2. Missing context/alternative viewpoints
Key contextual elements are missing from these analyses that would clarify the mechanics and attribution of the $20 billion measure. First, none of the provided items supply timestamped, primary documents such as official Treasury statements, Federal Reserve memoranda, or bilateral agreements that would show who formally negotiated terms, signed agreements, or approved the mechanism. The absence of published dates for these analyses further complicates establishing sequence and responsibility [1] [4] [2] [3]. Official documentation and formal announcements would be necessary to confirm personal negotiation by any named individual.
Second, alternative perspectives on how such arrangements typically arise are absent. Swap lines and emergency liquidity facilities are normally arranged through interagency processes involving Treasury, the Fed, and diplomatic channels; senior ministers or presidents may endorse or champion deals without being negotiators. The current analyses indicate Treasury leadership and administrative involvement, which aligns with standard U.S. financial diplomacy practice. Yet, without records of meetings, calls, or text detailing the negotiation chain, attributing personal negotiation remains speculative [1] [3].
Third, the political context and motives are incompletely documented. Several sources emphasize that U.S. support for Argentina carried partisan symbolism because of Milei’s ideological affinity with Trump and public endorsements. That framing can confound operational attribution: distinguishing rhetorical support by a president from technical negotiation by officials requires explicit evidence such as meeting logs or official announcements. The materials note political optics but do not provide negotiation transcripts or interagency memos [1] [3].
3. Potential misinformation/bias in the original statement
The original question’s phrasing — asking what role Trump played in negotiating the deal — implies a direct, personal negotiation role that the available analyses do not substantiate. This framing can create a misleading impression by conflating political endorsement with technical negotiation authority; the sources instead attribute the operational proposal to Treasury officials, notably Scott Bessent, not to Trump personally [1] [2]. Presenting endorsement as negotiation can benefit actors seeking to elevate Trump’s influence on foreign economic policy without evidence.
The coverage reviewed reveals possible agenda-driven angles: outlets highlighting political alliances may emphasize Trump’s supportive rhetoric to link him to the outcome, while others focus on institutional actors to underscore procedural norms. Those who benefit from claiming Trump negotiated the deal include political supporters aiming to depict him as a global dealmaker and critics aiming to personalize policy mistakes. The supplied analyses demonstrate both tendencies by mixing administration-level attribution with political framing around Milei [1] [3].

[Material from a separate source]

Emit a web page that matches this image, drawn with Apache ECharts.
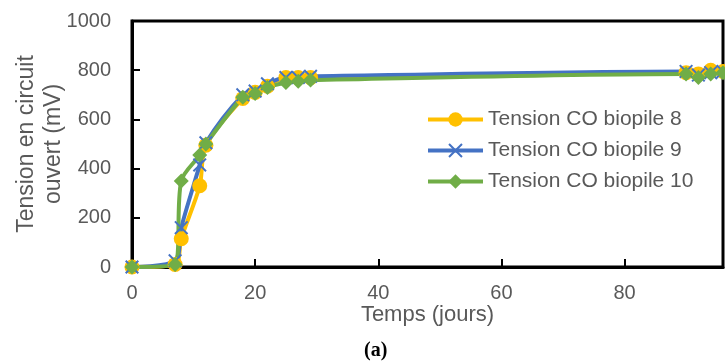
<!DOCTYPE html>
<html>
<head>
<meta charset="utf-8">
<script src="https://cdn.jsdelivr.net/npm/echarts@6/dist/echarts.min.js"></script>
<style>
  html, body { margin: 0; padding: 0; background: #fff; }
  #chart { width: 725px; height: 363px; }
</style>
</head>
<body>
<div id="chart"></div>
<script>
// jours de mesure
const days = [0, 7, 8, 11, 12, 18, 20, 22, 25, 27, 29, 90, 92, 94, 96]
// tension en circuit ouvert (mV)
const biopile8 = [0, 10, 115, 330, 495, 685, 710, 735, 770, 770, 770, 790, 785, 800, 795]
const biopile9 = [0, 25, 160, 415, 505, 700, 715, 745, 770, 770, 775, 795, 780, 790, 795]
const biopile10 = [0, 10, 350, 455, 500, 690, 705, 730, 750, 755, 760, 785, 770, 785, 790]
const yTicks = [0, 200, 400, 600, 800, 1000]

const names = ['Tension CO biopile 8', 'Tension CO biopile 9', 'Tension CO biopile 10']
const colors = ['#FFC000', '#4472C4', '#70AD47']
const crossPath = 'path://M0,1L1,0L5,4L9,0L10,1L6,5L10,9L9,10L5,6L1,10L0,9L4,5Z'

const font = 'Liberation Sans'
const grey = '#595959'

function pairs(vals) {
  return days.map((d, i) => [d, vals[i]])
}

function makeSeries(name, vals, color, symbol, size) {
  return {
    name: name,
    type: 'line',
    data: pairs(vals),
    smooth: 0.3,
    symbol: symbol,
    symbolSize: size,
    showAllSymbol: true,
    lineStyle: { color: color, width: 4 },
    itemStyle: { color: color },
    emphasis: { disabled: true },
  }
}

const chart = echarts.init(document.getElementById('chart'), null, { renderer: 'canvas' })

chart.setOption({
  backgroundColor: '#fff',
  animation: false,
  color: colors,
  grid: {
    left: 132,
    right: 2,
    top: 21,
    bottom: 96,
    show: true,
    borderColor: '#000',
    borderWidth: 3,
    containLabel: false,
    outerBoundsMode: 'none',
  },
  legend: {
    orient: 'vertical',
    left: 421,
    top: 104,
    padding: 5,
    itemWidth: 55,
    itemHeight: 18,
    itemGap: 10,
    data: names,
    lineStyle: { width: 4 },
    textStyle: { fontFamily: font, fontSize: 21, color: grey },
  },
  graphic: [
    {
      type: 'text',
      left: 295,
      top: -15,
      style: { text: 'résistance interne', font: 'bold 18px "Liberation Serif"', fill: '#333' },
    },
    {
      type: 'text',
      left: 364,
      top: 341,
      style: { text: '(a)', font: 'bold 20px "Liberation Serif"', fill: '#000' },
    },
  ],
  xAxis: {
    type: 'value',
    min: 0,
    max: 96,
    interval: 20,
    name: 'Temps (jours)',
    nameLocation: 'middle',
    nameGap: 37,
    nameMoveOverlap: false,
    nameTextStyle: { fontFamily: font, fontSize: 22, color: grey },
    axisLine: { lineStyle: { color: '#000', width: 3 } },
    axisTick: { inside: true, length: 8, lineStyle: { color: '#000', width: 2 } },
    axisLabel: {
      fontFamily: font,
      fontSize: 20,
      color: grey,
      margin: 16,
      showMaxLabel: false,
    },
    splitLine: { show: false },
  },
  yAxis: {
    type: 'value',
    min: 0,
    max: 1000,
    interval: 200,
    name: 'Tension en circuit\nouvert (mV)',
    nameLocation: 'middle',
    nameGap: 65,
    nameMoveOverlap: false,
    nameTextStyle: { fontFamily: font, fontSize: 23, color: grey, lineHeight: 27 },
    axisLine: { lineStyle: { color: '#000', width: 3 } },
    axisTick: { inside: true, length: 8, lineStyle: { color: '#000', width: 2 } },
    axisLabel: {
      fontFamily: font,
      fontSize: 20,
      color: grey,
      margin: 21,
      formatter: (v) => (yTicks.indexOf(v) >= 0 ? String(v) : ''),
    },
    splitLine: { show: false },
  },
  series: [
    makeSeries(names[0], biopile8, colors[0], 'circle', 15),
    makeSeries(names[1], biopile9, colors[1], crossPath, 14),
    makeSeries(names[2], biopile10, colors[2], 'diamond', 15),
  ],
})
</script>
</body>
</html>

In short, the factual record in these analyses supports that the administration and Treasury officials engaged on a $20 billion instrument for Argentina, whereas direct evidence of Trump personally negotiating the agreement is absent. Determining personal negotiation would require additional, dated primary-source materials — official statements, meeting records, or signed agreements — which are not present in the provided analyses [1] [2] [3].